EXERCISE DIRECTIONS: Starting at the line that contains "Convert this chart to Plotly.js code." and stopping after the line that contains "0.843, 0.696, 0.557];", copy the lines exactly. Pictures are left out.

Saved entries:
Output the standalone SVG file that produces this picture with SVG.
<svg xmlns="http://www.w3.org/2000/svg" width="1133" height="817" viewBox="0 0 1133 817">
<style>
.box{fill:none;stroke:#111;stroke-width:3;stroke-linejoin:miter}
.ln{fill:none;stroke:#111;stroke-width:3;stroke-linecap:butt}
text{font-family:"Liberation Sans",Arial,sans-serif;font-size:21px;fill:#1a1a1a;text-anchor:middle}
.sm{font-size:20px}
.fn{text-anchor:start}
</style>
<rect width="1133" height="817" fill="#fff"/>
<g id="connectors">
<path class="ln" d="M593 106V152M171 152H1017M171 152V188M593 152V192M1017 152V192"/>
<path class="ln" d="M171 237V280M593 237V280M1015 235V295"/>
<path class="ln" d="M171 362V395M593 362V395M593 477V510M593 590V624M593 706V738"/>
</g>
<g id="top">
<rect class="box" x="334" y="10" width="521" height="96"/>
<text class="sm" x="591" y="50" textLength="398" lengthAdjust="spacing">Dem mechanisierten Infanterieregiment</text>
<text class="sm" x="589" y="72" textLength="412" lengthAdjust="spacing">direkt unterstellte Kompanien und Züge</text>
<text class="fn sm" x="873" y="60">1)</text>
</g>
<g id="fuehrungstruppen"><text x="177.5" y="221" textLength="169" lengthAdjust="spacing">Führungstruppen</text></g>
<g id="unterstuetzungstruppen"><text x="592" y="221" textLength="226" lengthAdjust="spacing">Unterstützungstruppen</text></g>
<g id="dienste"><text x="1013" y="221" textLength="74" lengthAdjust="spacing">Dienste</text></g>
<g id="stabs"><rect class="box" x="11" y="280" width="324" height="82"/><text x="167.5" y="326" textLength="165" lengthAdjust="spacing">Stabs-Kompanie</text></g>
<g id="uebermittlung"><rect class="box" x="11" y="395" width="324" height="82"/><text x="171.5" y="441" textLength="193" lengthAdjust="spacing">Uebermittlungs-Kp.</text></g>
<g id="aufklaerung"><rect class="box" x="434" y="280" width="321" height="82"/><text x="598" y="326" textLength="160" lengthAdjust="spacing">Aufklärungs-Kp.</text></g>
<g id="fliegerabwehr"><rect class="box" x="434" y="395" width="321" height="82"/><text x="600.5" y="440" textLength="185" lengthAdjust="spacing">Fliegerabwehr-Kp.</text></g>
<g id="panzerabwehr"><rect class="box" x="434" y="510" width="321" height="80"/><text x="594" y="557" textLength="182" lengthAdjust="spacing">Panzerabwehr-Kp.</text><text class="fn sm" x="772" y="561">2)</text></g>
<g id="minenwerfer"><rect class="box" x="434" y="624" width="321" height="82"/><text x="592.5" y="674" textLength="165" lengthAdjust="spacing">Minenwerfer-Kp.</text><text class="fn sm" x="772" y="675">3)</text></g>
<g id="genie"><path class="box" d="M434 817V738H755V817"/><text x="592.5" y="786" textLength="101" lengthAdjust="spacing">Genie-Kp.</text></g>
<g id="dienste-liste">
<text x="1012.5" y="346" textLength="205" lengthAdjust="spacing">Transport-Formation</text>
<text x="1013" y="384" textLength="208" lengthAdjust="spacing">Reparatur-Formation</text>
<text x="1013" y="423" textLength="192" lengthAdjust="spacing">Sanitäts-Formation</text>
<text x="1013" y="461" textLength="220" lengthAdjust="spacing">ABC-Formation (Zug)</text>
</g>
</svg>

* * *

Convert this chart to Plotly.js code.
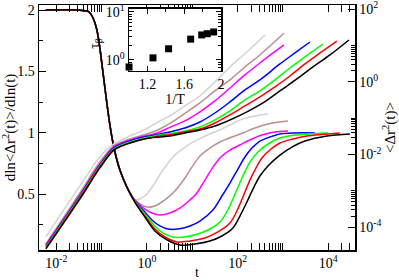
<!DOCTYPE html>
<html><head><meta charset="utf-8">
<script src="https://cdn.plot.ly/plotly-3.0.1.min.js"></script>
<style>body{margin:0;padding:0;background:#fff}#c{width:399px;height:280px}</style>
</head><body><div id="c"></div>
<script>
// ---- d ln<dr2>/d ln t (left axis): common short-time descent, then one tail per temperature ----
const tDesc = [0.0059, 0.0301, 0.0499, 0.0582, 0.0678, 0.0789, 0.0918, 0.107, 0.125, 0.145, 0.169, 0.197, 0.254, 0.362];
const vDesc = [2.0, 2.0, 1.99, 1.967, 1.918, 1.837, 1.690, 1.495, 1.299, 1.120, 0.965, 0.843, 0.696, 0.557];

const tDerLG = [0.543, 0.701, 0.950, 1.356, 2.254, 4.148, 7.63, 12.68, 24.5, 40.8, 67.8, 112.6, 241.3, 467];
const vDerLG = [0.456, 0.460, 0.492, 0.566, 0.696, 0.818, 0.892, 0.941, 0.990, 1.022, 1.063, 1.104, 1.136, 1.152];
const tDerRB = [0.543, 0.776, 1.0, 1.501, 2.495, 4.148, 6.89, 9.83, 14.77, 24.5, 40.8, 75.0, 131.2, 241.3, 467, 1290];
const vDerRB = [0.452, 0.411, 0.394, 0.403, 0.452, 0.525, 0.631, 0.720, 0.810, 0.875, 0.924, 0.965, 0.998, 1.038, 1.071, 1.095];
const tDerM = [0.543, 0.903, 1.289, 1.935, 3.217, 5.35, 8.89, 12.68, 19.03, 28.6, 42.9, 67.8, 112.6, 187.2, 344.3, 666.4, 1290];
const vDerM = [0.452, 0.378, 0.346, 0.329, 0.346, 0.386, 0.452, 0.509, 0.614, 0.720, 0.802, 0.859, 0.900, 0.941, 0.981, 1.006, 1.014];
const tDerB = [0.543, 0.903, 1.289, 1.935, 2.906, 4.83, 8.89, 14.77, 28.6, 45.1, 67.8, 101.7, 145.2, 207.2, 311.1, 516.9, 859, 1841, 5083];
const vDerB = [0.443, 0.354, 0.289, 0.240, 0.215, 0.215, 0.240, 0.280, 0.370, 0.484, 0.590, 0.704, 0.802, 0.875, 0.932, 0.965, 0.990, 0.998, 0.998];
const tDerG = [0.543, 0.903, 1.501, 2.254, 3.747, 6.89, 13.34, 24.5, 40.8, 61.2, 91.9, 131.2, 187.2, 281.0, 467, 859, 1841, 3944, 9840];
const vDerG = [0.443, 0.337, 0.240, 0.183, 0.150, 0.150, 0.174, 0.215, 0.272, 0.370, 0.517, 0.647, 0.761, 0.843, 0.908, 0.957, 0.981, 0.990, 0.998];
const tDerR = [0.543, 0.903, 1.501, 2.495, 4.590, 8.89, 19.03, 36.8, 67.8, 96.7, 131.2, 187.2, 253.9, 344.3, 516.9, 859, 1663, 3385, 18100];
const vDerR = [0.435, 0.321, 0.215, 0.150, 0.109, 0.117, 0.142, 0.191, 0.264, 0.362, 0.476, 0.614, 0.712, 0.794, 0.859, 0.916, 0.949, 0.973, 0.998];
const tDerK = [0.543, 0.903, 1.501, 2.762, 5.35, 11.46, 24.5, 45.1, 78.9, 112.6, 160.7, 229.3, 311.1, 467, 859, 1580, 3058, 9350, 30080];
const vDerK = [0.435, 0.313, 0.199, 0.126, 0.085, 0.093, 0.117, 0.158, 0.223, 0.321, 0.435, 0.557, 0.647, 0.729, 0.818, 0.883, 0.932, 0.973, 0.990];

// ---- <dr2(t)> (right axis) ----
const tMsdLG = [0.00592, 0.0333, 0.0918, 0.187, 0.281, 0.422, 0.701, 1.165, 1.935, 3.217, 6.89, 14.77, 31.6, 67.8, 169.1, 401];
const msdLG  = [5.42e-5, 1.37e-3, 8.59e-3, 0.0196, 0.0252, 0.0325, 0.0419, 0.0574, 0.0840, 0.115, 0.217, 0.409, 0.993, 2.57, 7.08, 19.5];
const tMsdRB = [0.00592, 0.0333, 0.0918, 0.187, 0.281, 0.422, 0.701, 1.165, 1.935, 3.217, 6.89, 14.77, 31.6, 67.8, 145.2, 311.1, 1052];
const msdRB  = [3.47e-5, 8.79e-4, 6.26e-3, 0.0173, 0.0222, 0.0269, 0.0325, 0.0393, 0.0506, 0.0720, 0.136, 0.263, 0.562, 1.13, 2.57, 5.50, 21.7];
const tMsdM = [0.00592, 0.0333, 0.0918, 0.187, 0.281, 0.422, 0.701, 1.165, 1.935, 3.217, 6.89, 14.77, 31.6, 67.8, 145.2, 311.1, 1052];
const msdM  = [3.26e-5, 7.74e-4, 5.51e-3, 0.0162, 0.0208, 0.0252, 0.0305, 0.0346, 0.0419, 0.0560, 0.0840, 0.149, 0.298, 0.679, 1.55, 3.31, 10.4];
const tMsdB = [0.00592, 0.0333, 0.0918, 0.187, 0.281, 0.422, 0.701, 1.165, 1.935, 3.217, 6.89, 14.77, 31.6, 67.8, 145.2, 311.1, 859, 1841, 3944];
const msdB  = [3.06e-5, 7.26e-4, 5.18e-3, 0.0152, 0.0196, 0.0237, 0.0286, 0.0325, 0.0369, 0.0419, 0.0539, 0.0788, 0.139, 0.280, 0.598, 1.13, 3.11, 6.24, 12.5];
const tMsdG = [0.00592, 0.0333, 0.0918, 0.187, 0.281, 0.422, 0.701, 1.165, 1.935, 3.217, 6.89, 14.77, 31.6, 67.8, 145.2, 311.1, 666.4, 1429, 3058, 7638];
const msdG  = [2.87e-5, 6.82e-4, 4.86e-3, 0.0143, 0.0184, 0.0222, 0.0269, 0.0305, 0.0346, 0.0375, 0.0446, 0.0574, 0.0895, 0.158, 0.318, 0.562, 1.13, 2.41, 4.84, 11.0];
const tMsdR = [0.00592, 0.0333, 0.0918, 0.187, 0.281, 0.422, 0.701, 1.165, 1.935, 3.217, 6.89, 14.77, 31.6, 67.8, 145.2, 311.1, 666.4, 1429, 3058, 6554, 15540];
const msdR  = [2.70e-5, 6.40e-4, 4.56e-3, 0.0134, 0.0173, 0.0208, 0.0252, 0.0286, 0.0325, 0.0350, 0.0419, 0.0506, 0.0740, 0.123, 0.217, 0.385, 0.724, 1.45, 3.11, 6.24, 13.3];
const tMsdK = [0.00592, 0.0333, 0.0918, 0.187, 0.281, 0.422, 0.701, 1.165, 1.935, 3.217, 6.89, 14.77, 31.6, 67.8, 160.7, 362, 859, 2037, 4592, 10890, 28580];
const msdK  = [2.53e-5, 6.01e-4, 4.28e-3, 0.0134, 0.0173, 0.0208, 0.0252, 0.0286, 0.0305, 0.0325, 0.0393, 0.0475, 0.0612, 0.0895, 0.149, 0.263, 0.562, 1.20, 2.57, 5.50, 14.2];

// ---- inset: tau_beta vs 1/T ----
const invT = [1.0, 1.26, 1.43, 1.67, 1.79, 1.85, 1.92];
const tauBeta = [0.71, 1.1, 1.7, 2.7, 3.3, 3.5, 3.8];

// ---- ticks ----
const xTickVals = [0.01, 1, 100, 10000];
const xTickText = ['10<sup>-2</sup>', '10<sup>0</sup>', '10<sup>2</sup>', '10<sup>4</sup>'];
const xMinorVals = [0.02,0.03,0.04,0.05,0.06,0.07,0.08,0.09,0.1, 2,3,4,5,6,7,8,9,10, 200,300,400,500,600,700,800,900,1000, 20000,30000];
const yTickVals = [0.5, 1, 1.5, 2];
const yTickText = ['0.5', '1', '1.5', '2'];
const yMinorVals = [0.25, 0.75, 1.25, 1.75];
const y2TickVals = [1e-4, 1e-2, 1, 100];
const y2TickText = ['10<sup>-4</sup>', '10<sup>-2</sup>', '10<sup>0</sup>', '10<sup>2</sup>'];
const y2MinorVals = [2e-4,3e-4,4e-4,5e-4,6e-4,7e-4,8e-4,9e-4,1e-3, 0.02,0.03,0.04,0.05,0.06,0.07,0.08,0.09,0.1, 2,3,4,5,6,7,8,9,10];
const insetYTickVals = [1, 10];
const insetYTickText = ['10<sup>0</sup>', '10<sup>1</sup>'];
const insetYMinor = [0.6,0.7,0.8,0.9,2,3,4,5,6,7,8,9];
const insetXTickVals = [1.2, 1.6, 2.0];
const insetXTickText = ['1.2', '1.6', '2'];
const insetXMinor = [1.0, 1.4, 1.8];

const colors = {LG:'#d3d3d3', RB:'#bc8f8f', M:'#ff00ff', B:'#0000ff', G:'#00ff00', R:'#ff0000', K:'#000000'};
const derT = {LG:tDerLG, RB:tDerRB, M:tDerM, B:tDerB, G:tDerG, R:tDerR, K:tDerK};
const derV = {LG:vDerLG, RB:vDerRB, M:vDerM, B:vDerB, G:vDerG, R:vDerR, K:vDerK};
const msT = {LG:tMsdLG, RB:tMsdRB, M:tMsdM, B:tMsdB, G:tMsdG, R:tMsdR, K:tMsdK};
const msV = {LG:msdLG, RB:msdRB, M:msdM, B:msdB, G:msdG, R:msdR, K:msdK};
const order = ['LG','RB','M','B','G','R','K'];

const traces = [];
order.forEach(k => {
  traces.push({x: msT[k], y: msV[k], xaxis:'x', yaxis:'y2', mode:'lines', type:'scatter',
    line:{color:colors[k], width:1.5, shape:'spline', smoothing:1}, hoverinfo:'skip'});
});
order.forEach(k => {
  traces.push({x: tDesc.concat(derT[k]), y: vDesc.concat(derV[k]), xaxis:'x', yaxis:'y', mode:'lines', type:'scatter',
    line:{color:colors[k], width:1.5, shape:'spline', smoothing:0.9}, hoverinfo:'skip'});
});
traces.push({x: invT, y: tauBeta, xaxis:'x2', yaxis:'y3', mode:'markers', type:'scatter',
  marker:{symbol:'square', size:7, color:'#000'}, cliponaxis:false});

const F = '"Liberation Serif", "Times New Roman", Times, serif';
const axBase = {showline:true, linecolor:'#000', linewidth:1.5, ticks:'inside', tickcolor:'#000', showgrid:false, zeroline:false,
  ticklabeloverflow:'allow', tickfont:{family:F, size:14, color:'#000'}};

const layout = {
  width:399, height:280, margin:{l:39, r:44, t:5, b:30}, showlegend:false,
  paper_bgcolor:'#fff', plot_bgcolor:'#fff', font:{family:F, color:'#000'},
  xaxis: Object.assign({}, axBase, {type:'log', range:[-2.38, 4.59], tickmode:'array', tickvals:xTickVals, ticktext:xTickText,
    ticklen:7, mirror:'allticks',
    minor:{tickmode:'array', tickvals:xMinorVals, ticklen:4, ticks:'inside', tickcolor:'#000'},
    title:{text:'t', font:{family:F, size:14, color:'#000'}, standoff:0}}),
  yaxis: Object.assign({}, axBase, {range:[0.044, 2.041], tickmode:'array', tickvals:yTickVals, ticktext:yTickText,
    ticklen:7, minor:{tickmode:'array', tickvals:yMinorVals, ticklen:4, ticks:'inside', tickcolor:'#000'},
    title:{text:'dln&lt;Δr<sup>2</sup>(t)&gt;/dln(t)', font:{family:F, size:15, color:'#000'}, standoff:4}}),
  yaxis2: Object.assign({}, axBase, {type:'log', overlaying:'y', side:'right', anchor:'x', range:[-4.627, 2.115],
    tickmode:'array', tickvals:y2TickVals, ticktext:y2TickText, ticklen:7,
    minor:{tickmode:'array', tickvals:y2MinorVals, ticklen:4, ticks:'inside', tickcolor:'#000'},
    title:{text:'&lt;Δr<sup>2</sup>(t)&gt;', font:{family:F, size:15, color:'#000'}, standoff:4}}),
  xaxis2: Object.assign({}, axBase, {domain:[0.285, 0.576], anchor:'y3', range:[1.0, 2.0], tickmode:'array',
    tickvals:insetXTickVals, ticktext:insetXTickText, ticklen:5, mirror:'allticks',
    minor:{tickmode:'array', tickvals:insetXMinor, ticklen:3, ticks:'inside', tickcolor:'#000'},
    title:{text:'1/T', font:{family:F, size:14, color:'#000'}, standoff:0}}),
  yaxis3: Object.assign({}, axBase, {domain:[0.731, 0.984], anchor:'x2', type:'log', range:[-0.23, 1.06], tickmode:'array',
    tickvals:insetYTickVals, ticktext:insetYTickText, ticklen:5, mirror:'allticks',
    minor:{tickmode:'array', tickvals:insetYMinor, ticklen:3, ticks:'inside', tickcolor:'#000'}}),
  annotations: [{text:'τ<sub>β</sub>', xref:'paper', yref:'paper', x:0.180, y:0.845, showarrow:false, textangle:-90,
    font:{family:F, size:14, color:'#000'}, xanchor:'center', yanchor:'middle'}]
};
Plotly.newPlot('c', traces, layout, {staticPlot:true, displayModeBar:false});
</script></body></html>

CORRECT OUTPUT:
Convert this chart to Plotly.js code.
<!DOCTYPE html>
<html><head><meta charset="utf-8">
<script src="https://cdn.plot.ly/plotly-3.0.1.min.js"></script>
<style>body{margin:0;padding:0;background:#fff}#c{width:399px;height:280px}</style>
</head><body><div id="c"></div>
<script>
// ---- d ln<dr2>/d ln t (left axis): common short-time descent, then one tail per temperature ----
const tDesc = [0.0059, 0.0301, 0.0499, 0.0582, 0.0678, 0.0789, 0.0918, 0.107, 0.125, 0.145, 0.169, 0.197, 0.254, 0.362];
const vDesc = [2.0, 2.0, 1.99, 1.967, 1.918, 1.837, 1.690, 1.495, 1.299, 1.120, 0.965, 0.843, 0.696, 0.557];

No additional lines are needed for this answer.